Looking ahead, even when wind and solar energy become the largest source of electricity, the electricity price will be linked to the gas price much of the time, a situation that will increasing feel like the tail wagging the dog. Recent price spikes simply accentuated the issues this market design creates for various stakeholders:
- Consumers – unless generating their own renewable energy – do not fully benefit from the declining cost of renewables. They are also exposed to the high volatility of gas prices in contrast with the more stable and predictable cost of renewables.
- Renewable projects face a range of risks: exposure to volatile power prices which weakens their risk profile and increases their cost of capital; the risk of price cannibalisation, i.e. that prices will be depressed when they sell power as an increasing renewable fleet generates power at the same time; and the risk of political interventions which limits potential upsides when prices are high, highlighted by the experience of this year, without mitigating the downside risk of falling prices. These risks could hamper the deployment of solar and wind even as their costs continue to fall.
- Fossil fuel generators also face declining profitability as renewables capture a growing market share. Their gross margin from energy sales will decline and their economic viability will suffer even though their services will be required during the transition.
- Politicians and regulators in turn face the pressure to intervene and prevent energy companies from benefiting from high prices at the expense of consumers.
What an alternative market design could look like
A separate market for renewable electricity, which complements and hence retains the efficiency benefits of the current market for dispatchable resources, could decouple the price of renewable power from gas. The market for renewables should be a long-term one to align with the typically 25-30 year project lives and to create a long-term price signal for renewable capacity, which can drive investment decisions in contrast to the short-term power price signal.
Historically, subsidy schemes such as feed-in tariffs created a separate market for renewables, but with their increasing cost competitiveness these markets are being phased out. There also exists a market for fixed priced power purchase agreements (PPAs), but currently its extent is rather limited. PPAs typical cover only a fraction of a project’s life; counter-party risks, transaction costs and regulatory hurdles reduce its efficiency; and most end consumers cannot access PPAs.

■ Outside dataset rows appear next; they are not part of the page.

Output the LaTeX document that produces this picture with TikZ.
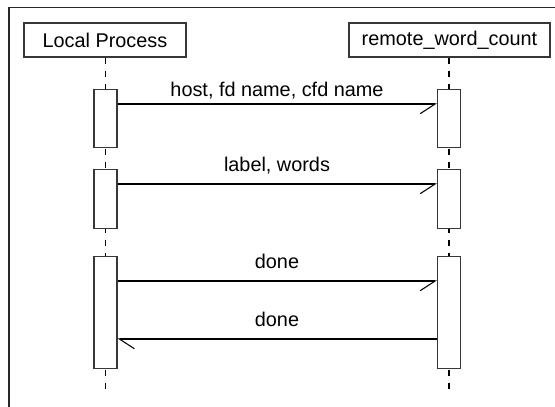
\documentclass[tikz,border=0pt]{standalone}
\usepackage{fontspec}
\setmainfont{Liberation Sans}
\usepackage{tikz}
\usetikzlibrary{arrows.meta,calc,positioning}
\definecolor{FrameGray}{RGB}{40,40,40}
\definecolor{BoxGray}{RGB}{55,55,55}
\tikzset{
  headbox/.style={draw=BoxGray,line width=0.7pt,minimum height=0.68cm,inner sep=0pt,font=\fontsize{11.3}{13}\selectfont},
  actbox/.style={draw=BoxGray,line width=0.7pt,fill=white,minimum width=0.46cm,inner sep=0pt},
  lifeline/.style={line width=0.7pt,dash pattern=on 0.12cm off 0.14cm},
  msg/.style={line width=0.6pt,-{Straight Barb[harpoon,swap,length=0.3cm,width=0.39cm]}},
  msgback/.style={line width=0.6pt,-{Straight Barb[harpoon,length=0.3cm,width=0.39cm]}},
  msglabel/.style={anchor=base,inner sep=0pt,font=\fontsize{11.3}{13}\selectfont}
}

\begin{document}
\begin{tikzpicture}
\useasboundingbox (0,0) rectangle (11.1,8.14);
% frame (cut at the right and bottom)
\draw[FrameGray,line width=0.7pt] (0.18,0) -- (0.18,7.99) -- (11.1,7.99);
% heads
\node[headbox,minimum width=3.24cm] (local) at (2.1,7.34) {Local Process};
\node[headbox,minimum width=4.02cm] (remote) at (8.99,7.34) {remote\_word\_count};
% lifelines
\coordinate (localend) at (2.11,0.26);
\coordinate (remoteend) at (8.98,0.26);
\draw[lifeline] (local.south -| localend) -- (localend);
\draw[lifeline] (remote.south -| remoteend) -- (remoteend);
% activations
\node[actbox,minimum height=1.16cm,anchor=north] (actla) at (2.11,6.36) {};
\node[actbox,minimum height=1.16cm,anchor=north] (actra) at (8.98,6.36) {};
\node[actbox,minimum height=1.18cm,anchor=north] (actlb) at (2.11,4.76) {};
\node[actbox,minimum height=1.18cm,anchor=north] (actrb) at (8.98,4.76) {};
\node[actbox,minimum height=2.24cm,anchor=north] (actlc) at (2.11,3.02) {};
\node[actbox,minimum height=2.24cm,anchor=north] (actrc) at (8.98,3.02) {};
% messages
\draw[msg] ([yshift=-0.3cm]actla.north east) -- ([yshift=-0.3cm]actra.north west);
\draw[msg] ([yshift=-0.3cm]actlb.north east) -- ([yshift=-0.3cm]actrb.north west);
\draw[msg] ([yshift=-0.5cm]actlc.north east) -- ([yshift=-0.5cm]actrc.north west);
\draw[msgback] ([yshift=-1.66cm]actrc.north west) -- ([yshift=-1.66cm]actlc.north east);
\node[msglabel] (lblhost) at (5.54,6.2) {host, fd name, cfd name};
\node[msglabel] (lblwords) at (5.54,4.7) {label, words};
\node[msglabel] (lbldone) at (5.54,2.76) {done};
\node[msglabel] (lbldoneback) at (5.54,1.6) {done};
\end{tikzpicture}
\end{document}
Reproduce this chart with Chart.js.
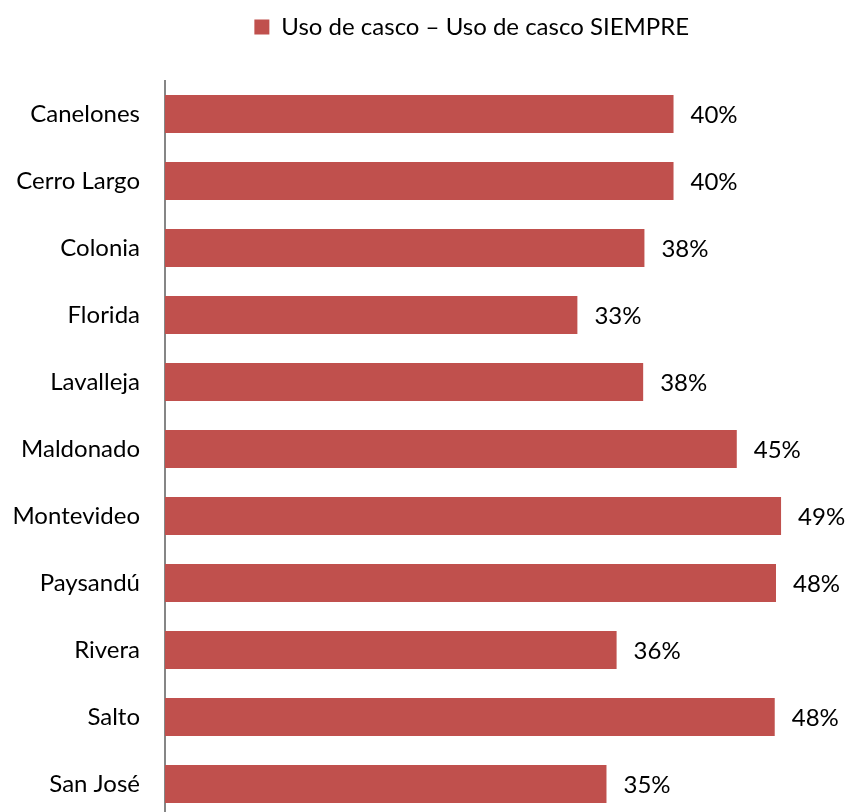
<!DOCTYPE html>
<html>
<head>
<meta charset="utf-8">
<script src="https://cdn.jsdelivr.net/npm/chart.js@4"></script>
<style>
  html, body { margin: 0; padding: 0; background: #fff; overflow: hidden; }
  canvas { display: block; }
</style>
</head>
<body>
<canvas id="casco" width="845" height="818"></canvas>
<script>
const departamentos = ['Canelones', 'Cerro Largo', 'Colonia', 'Florida', 'Lavalleja', 'Maldonado',
  'Montevideo', 'Paysandú', 'Rivera', 'Salto', 'San José'];
const usoSiempre = [40.2, 40.2, 37.9, 32.6, 37.8, 45.2, 48.7, 48.3, 35.7, 48.2, 34.9];
const serieLabel = 'Uso de casco – Uso de casco SIEMPRE';

const FONT = 'Lato, "Liberation Sans", sans-serif';

// etiquetas de valor al final de cada barra
const etiquetas = {
  id: 'etiquetas',
  afterDatasetsDraw(chart) {
    const ctx = chart.ctx;
    const meta = chart.getDatasetMeta(0);
    ctx.save();
    ctx.font = '24px ' + FONT;
    ctx.fillStyle = '#000';
    ctx.textAlign = 'left';
    ctx.textBaseline = 'middle';
    meta.data.forEach((bar, i) => {
      ctx.fillText(Math.round(usoSiempre[i]) + '%', bar.x + 17, bar.y + 1);
    });
    ctx.restore();
  }
};

// la leyenda va centrada sobre el area de trazado y mas arriba
const moverLeyenda = {
  id: 'moverLeyenda',
  afterLayout(chart) {
    const lg = chart.legend;
    lg.left += 73;
    lg.right += 73;
    lg.top -= 31.5;
    lg.bottom -= 31.5;
  }
};

new Chart(document.getElementById('casco'), {
  type: 'bar',
  data: {
    labels: departamentos,
    datasets: [{
      label: serieLabel,
      data: usoSiempre,
      backgroundColor: '#C0504D',
      borderWidth: 0,
      barPercentage: 0.567,
      categoryPercentage: 1
    }]
  },
  options: {
    indexAxis: 'y',
    responsive: false,
    animation: false,
    layout: { padding: { top: 36.5, right: 47.5, bottom: 0.5, left: 0 } },
    scales: {
      x: { display: false, min: 0, max: 50 },
      y: {
        afterFit(scale) {
          scale.width = 165;
          scale.paddingTop = 0;
          scale.paddingBottom = 0;
        },
        grid: { display: false, drawTicks: false },
        border: { display: true, color: '#868686', width: 2 },
        ticks: { color: '#000', padding: 25, font: { family: FONT, size: 24 } }
      }
    },
    plugins: {
      legend: {
        position: 'top',
        labels: {
          color: '#000',
          boxWidth: 15,
          boxHeight: 15,
          padding: 10,
          font: { family: FONT, size: 24 }
        }
      },
      tooltip: { enabled: false }
    }
  },
  plugins: [etiquetas, moverLeyenda]
});
</script>
</body>
</html>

One way to build out a separate market for renewables could be for governments, regulators and development banks to actively support the expansion of the PPA market in terms of scope and scale. They could provide credit support instruments to mitigate the long-term counter-party risk both sellers and buyers face with PPAs. PPA syndicates, spreading the risks of bilateral PPAs and broadening the number of market participants, could be encouraged. Energy suppliers could be mandated to cover a portion of their long-term energy needs through long-term renewable PPAs. Regulators could facilitate the standardisation of PPAs in order to reduce transaction costs and to enable a secondary market and thus liquidity for PPAs.
Alternatively, a centrally organised market for long-term, as-generated renewable power could be established. Products in this market would have to reflect the differences in the generation profile of specific technologies, geographies and seasons. To take a simplified example, a product traded might be the solar energy delivered by a typical 1MW capacity project in Sicily in July 2025. Prices in this market would thus be decoupled from the spot market as well as forward markets which are linked to spot prices. Similar to PPAs, the market’s liquidity could be supported by requiring suppliers to cover part of their long-term energy need through renewable power.
Besides building out a separate long-term market for renewables, it also needs to be accessible to all end users not only traders, suppliers or large corporates, otherwise households and businesses would still face the high and volatile electricity prices linked to gas. PPAs – or contract for difference schemes that continue to support some renewables – do not necessarily pass through renewable prices to end consumers. A requirement for suppliers to offer pricing plans reflecting the cost and increasing share of renewable power would not only ensure access for all consumers, but would also support the development of a long-term market for renewable power and reduce suppliers’ exposure to price volatility, the importance of which is highlighted by the recent bankruptcies.
A thriving long-term market for renewable electricity could thus reduce the link between power prices and volatile gas prices, could ensure consumers benefit from the declining and predictable cost of renewables and could support the deployment of renewables. It could also be an important pillar of an electricity market designed for the area of renewables and the energy transition.
Notwithstanding the difficulties posed by the energy transition and exacerbated by the current energy crisis, governments and regulators must not lose sight of the promise the transition holds: the resolution or at least amelioration of the energy trilema by reducing the trade-offs between energy security, economic affordability and environmental sustainability over the coming decades.
The energy system can at the same become more secure, as renewable resources are more equally and widely distributed than fossil fuels reducing the dependence on fossil energy rich countries; more affordable, as the cost of solar, wind and other enabling technologies continues to decline; and more green, as the share of renewables grows.